Da vorliegend nicht feststand, wann und wie der Sohn die Tat hätte ausführen sollen und A über das Gespräch hinaus keine weiteren Versuche der Beeinflussung unternahm, kann von einem unmittelbaren Ansetzen zur Tatbegehung keine Rede sein. Der BGH (5 StR 200/23) lässt sich dazu wie folgt ein:

„An diesen Maßstäben gemessen setzte der Angeklagte durch die Beeinflussung seines Neffen noch nicht zur Tötung unmittelbar an. Nach seinem Tatplan sollte der Junge erst in einigen Tagen zu seiner Mutter zurückkehren und die Tat auch dann nicht notwendig sogleich begehen; die Wahl des Tatzeitpunkts überließ er vielmehr dem Kind. Wann es zur Tatbegehung kommen würde, war daher ungewiss. Bei objektiver Bewertung des vom Angeklagten vorgestellten Geschehensablaufs hatte sich die Gefahr für das geschützte Rechtsgut zum Zeit-punkt der Beendigung der Einwirkung auf das Kind noch nicht in einer Weise konkretisiert, dass sich ein Schaden unmittelbar anschließen konnte.“

Demnach scheitert eine Strafbarkeit des A auch am unmittelbaren Ansetzen zur Tat.

III. Versuchte Anstiftung

Wäre die vorsätzliche, rechtswidrige Haupttat in das Versuchsstadium eingetreten, dann würdest Du Anstiftung zum Versuch prüfen. Da dies aber nicht der Fall ist, bleibt nur eine versuchte Anstiftung zum Mord übrig, die gem. § 30 I StGB strafbar ist.

C. Prüfungsrelevanz

Die Abgrenzung der Täterschaft von der Teilnahme ist regelmäßig Gegenstand einer Examensklausur. Der der BGH zum Thema „mittelbare Täterschaft bei strafunmündigen Werkzeugen“ erstmals entschieden hat, stehen die Chancen gut, dass der vorliegende Sachverhalt in einer Klausur auftaucht.
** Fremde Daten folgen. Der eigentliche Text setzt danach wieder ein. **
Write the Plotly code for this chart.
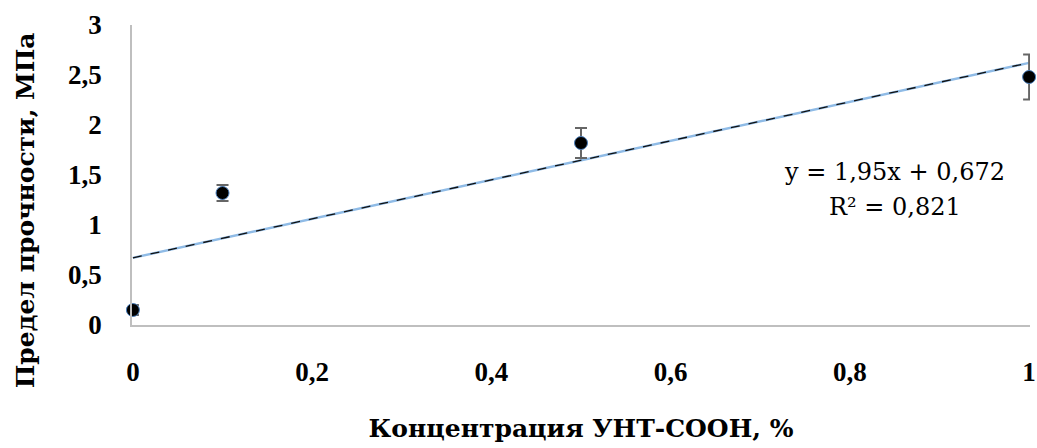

Wie Du gesehen hast, gibt es zu diesem Thema verschiedene Auffassungen, die einzeln diskutiert werden sollten. Es ist ratsam, die Entscheidung des BGH zu lesen, da er sich dezidiert anhand der Auslegungsmethoden mit der Literaturauffassung befasst, die die Abgrenzung normativ vornimmt.